Price Realized: $ 14,400
?Final Price Realized includes Buyer’s Premium added to Hammer Price
Estimate: $ 10,000 - $ 15,000
Apollo 1 Crew Signed Portrait. A color photograph of the ill-fated Apollo 1 crew in their NASA aircraft flight suits posing with a model of the Block I Apollo Command Module. 8x10 inches with a red NASA ID number of S-66-30236. (ECR)NASA, 1966

Additional Details

The Apollo Program of the 1960's was the most complex civil engineering effort up to that time. It was also a component of the Cold War and literally became a "Space Race" to beat the Russians to the Moon. The first manned Apollo mission, officially known as AS-204, had an ambitious launch schedule, but spacecraft problems caused several slips of the launch date. By January 1967, NASA hoped to launch the crew by mid-February.
During the evening of 27 January 1967, the crew was performing several tests inside the spacecraft while at Launch Pad 34 at the Kennedy Space Center. The spacecraft hatch was closed and the crew was in a 100% pure oxygen environment. At 6:31 pm, the crew reported that a fire had started inside the spacecraft. Within seconds in the pure oxygen atmosphere, the fire raged out of control. Support crews were unable to open the hatch in time due to the limitations of its design and a breach of the spacecraft hull which allowed flames to engulf the gantry area around the vehicle. The crew died of asphyxiation within seconds.

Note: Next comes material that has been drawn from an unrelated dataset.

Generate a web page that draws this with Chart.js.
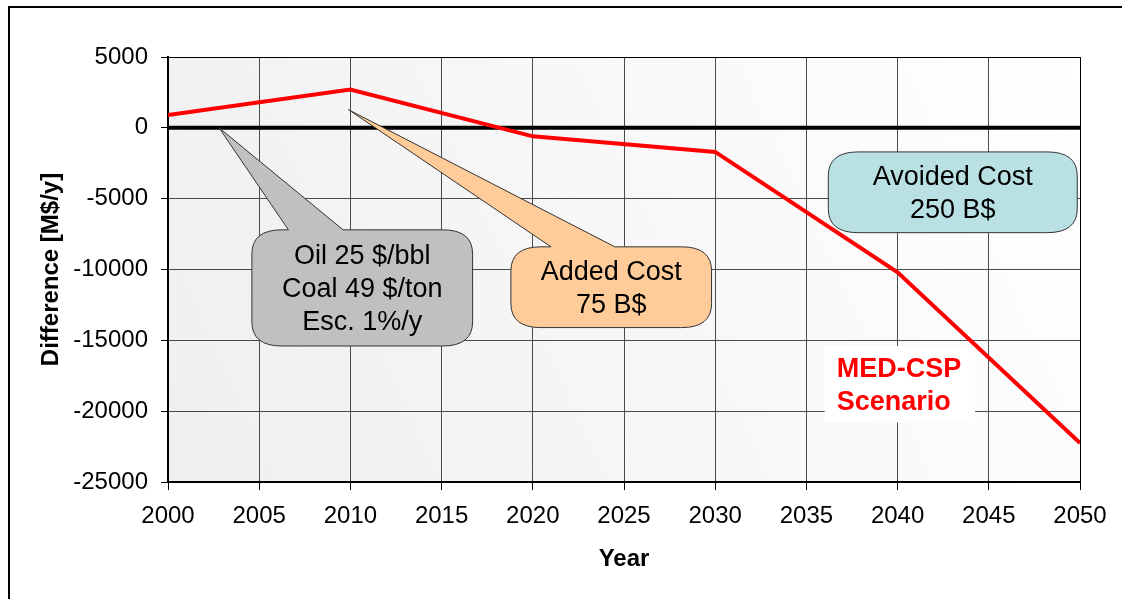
<!DOCTYPE html>
<html>
<head>
<meta charset="utf-8">
<title>MED-CSP Scenario</title>
<script src="https://cdn.jsdelivr.net/npm/chart.js@4"></script>
<style>
  html, body { margin: 0; padding: 0; background: #fff; }
  #cadre { width: 1122px; height: 599px; }
</style>
</head>
<body>
<div id="cadre"><canvas id="chart" width="1122" height="599"></canvas></div>
<script>
'use strict';

/* === DATA === */
const YEARS = [2000, 2010, 2020, 2030, 2040, 2050];
const DIFFERENCE = [900, 2700, -600, -1700, -10200, -22250];

const ZERO_YEARS = [2000, 2050];
const ZERO_VALUES = [0, 0];

const Y_TICKS = [5000, 0, -5000, -10000, -15000, -20000, -25000];
const X_TICKS = [2000, 2005, 2010, 2015, 2020, 2025, 2030, 2035, 2040, 2045, 2050];

/* === ANNOTATIONS (in data units) === */
const CALLOUTS = [
  {
    lines: ['Oil 25 $/bbl', 'Coal 49 $/ton', 'Esc. 1%/y'],
    fill: '#c0c0c0',
    box: [2004.6, 2016.7, -7200, -15400],
    tip: [2002.8, 0],
    base: [2006.6, 2009.6]
  },
  {
    lines: ['Added Cost', '75 B$'],
    fill: '#ffcc99',
    box: [2018.8, 2029.8, -8400, -14100],
    tip: [2009.9, 1280],
    base: [2021.0, 2024.5]
  },
  {
    lines: ['Avoided Cost', '250 B$'],
    fill: '#b9e0e3',
    box: [2036.2, 2049.85, -1700, -7400],
    tip: null
  }
];

const SCENARIO_LABEL = { lines: ['MED-CSP', 'Scenario'], box: [2036.0, 2044.25, -15400, -20800] };

const FONT = "'Liberation Sans', Arial, sans-serif";

/* === HELPERS === */

function toPixels(chart, box) {
  const { x, y } = chart.scales;
  return {
    left: x.getPixelForValue(box[0]),
    right: x.getPixelForValue(box[1]),
    top: y.getPixelForValue(box[2]),
    bottom: y.getPixelForValue(box[3])
  };
}

function calloutPath(ctx, r, tip, baseA, baseB) {
  const { left, right, top, bottom } = r;
  const rx = 30, ry = 24;
  ctx.beginPath();
  ctx.moveTo(left + rx, top);
  if (tip) {
    ctx.lineTo(baseA, top);
    ctx.lineTo(tip.x, tip.y);
    ctx.lineTo(baseB, top);
  }
  ctx.lineTo(right - rx, top);
  ctx.quadraticCurveTo(right, top, right, top + ry);
  ctx.lineTo(right, bottom - ry);
  ctx.quadraticCurveTo(right, bottom, right - rx, bottom);
  ctx.lineTo(left + rx, bottom);
  ctx.quadraticCurveTo(left, bottom, left, bottom - ry);
  ctx.lineTo(left, top + ry);
  ctx.quadraticCurveTo(left, top, left + rx, top);
  ctx.closePath();
}

function drawLines(ctx, lines, cx, cy, step) {
  const start = cy - (lines.length - 1) * step / 2;
  lines.forEach((txt, i) => ctx.fillText(txt, cx, start + i * step));
}

/* === PLUGINS === */

const backgroundPlugin = {
  id: 'background',
  beforeDraw(chart) {
    const { ctx, chartArea: a } = chart;
    ctx.save();
    ctx.fillStyle = '#ffffff';
    ctx.fillRect(0, 0, chart.width, chart.height);

    // outer frame (only left and top edges are visible)
    ctx.strokeStyle = '#000';
    ctx.lineWidth = 2;
    ctx.beginPath();
    ctx.moveTo(9, chart.height);
    ctx.lineTo(9, 7);
    ctx.lineTo(chart.width, 7);
    ctx.stroke();

    const grad = ctx.createLinearGradient(a.left, a.bottom, a.right, a.top);
    grad.addColorStop(0, '#efefef');
    grad.addColorStop(1, '#ffffff');
    ctx.fillStyle = grad;
    ctx.fillRect(a.left, a.top, a.right - a.left, a.bottom - a.top);
    ctx.restore();
  },
  beforeDatasetsDraw(chart) {
    const { ctx, chartArea: a } = chart;
    ctx.save();
    ctx.strokeStyle = '#000';
    ctx.lineWidth = 1;
    ctx.beginPath();
    ctx.moveTo(a.left, a.top + 0.5);
    ctx.lineTo(a.right + 0.5, a.top + 0.5);
    ctx.lineTo(a.right + 0.5, a.bottom);
    ctx.stroke();

    // white label box, under the red line
    const r = toPixels(chart, SCENARIO_LABEL.box);
    ctx.fillStyle = '#ffffff';
    ctx.fillRect(r.left, r.top, r.right - r.left, r.bottom - r.top);
    ctx.restore();
  },
  afterDatasetsDraw(chart) {
    const { ctx } = chart;
    const { x, y } = chart.scales;
    ctx.save();

    CALLOUTS.forEach(c => {
      const r = toPixels(chart, c.box);
      const tip = c.tip ? { x: x.getPixelForValue(c.tip[0]), y: y.getPixelForValue(c.tip[1]) } : null;
      const baseA = c.tip ? x.getPixelForValue(c.base[0]) : 0;
      const baseB = c.tip ? x.getPixelForValue(c.base[1]) : 0;
      calloutPath(ctx, r, tip, baseA, baseB);
      ctx.fillStyle = c.fill;
      ctx.fill();
      ctx.strokeStyle = '#333';
      ctx.lineWidth = 1;
      ctx.stroke();

      ctx.fillStyle = '#000';
      ctx.font = `27px ${FONT}`;
      ctx.textAlign = 'center';
      ctx.textBaseline = 'middle';
      drawLines(ctx, c.lines, (r.left + r.right) / 2, (r.top + r.bottom) / 2 + 2, 33);
    });

    const s = toPixels(chart, SCENARIO_LABEL.box);
    ctx.fillStyle = '#ff0000';
    ctx.font = `bold 27px ${FONT}`;
    ctx.textAlign = 'left';
    ctx.textBaseline = 'middle';
    drawLines(ctx, SCENARIO_LABEL.lines, s.left + 12, (s.top + s.bottom) / 2 + 2, 33);

    ctx.restore();
  }
};

/* === CHART === */

function initChart() {
  Chart.defaults.font.family = FONT;
  Chart.defaults.color = '#000';

  const ctx = document.getElementById('chart').getContext('2d');
  return new Chart(ctx, {
    type: 'line',
    data: {
      datasets: [
        {
          label: 'MED-CSP Scenario',
          data: YEARS.map((yr, i) => ({ x: yr, y: DIFFERENCE[i] })),
          borderColor: '#ff0000',
          borderWidth: 4,
          pointRadius: 0,
          tension: 0
        },
        {
          label: 'zero',
          data: ZERO_YEARS.map((yr, i) => ({ x: yr, y: ZERO_VALUES[i] })),
          borderColor: '#000000',
          borderWidth: 4,
          borderCapStyle: 'butt',
          pointRadius: 0
        }
      ]
    },
    options: {
      responsive: false,
      animation: false,
      layout: { padding: { top: 57, right: 42, left: 0, bottom: 0 } },
      plugins: {
        legend: { display: false },
        tooltip: { enabled: false }
      },
      scales: {
        x: {
          type: 'linear',
          min: X_TICKS[0],
          max: X_TICKS[X_TICKS.length - 1],
          afterBuildTicks: scale => { scale.ticks = X_TICKS.map(v => ({ value: v })); },
          afterFit: scale => { scale.height = 117; },
          ticks: {
            font: { size: 24 },
            padding: 12,
            maxRotation: 0,
            autoSkip: false,
            callback: v => String(v)
          },
          grid: { color: '#4a4a4a', lineWidth: 1, tickLength: 8, tickColor: '#000' },
          border: { color: '#000', width: 2 },
          title: {
            display: true,
            text: 'Year',
            font: { size: 24, weight: 'bold' },
            padding: { top: 0, bottom: 25 }
          }
        },
        y: {
          min: Y_TICKS[Y_TICKS.length - 1],
          max: Y_TICKS[0],
          afterBuildTicks: scale => { scale.ticks = Y_TICKS.map(v => ({ value: v })); },
          afterFit: scale => { scale.width = 168; },
          ticks: {
            font: { size: 24 },
            padding: 13,
            callback: v => String(v)
          },
          grid: { color: '#4a4a4a', lineWidth: 1, tickLength: 7, tickColor: '#000' },
          border: { color: '#000', width: 2 },
          title: {
            display: true,
            text: 'Difference [M$/y]',
            font: { size: 24, weight: 'bold' },
            padding: { top: 37, bottom: 0 }
          }
        }
      }
    },
    plugins: [backgroundPlugin]
  });
}

/* === START === */

document.addEventListener('DOMContentLoaded', () => {
  initChart();
});
</script>
</body>
</html>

The source of the ignition was never precisely determined but most likely was an electrical arc near the floor in the lower section of the left-hand equipment bay. Manned Apollo flights would not resume for some 20 months while corrections and added safety measures were put in place.
very few complete crew signed prints exist due to their untimely deaths. the print is signed ed white, gus grissom, roger chaffee.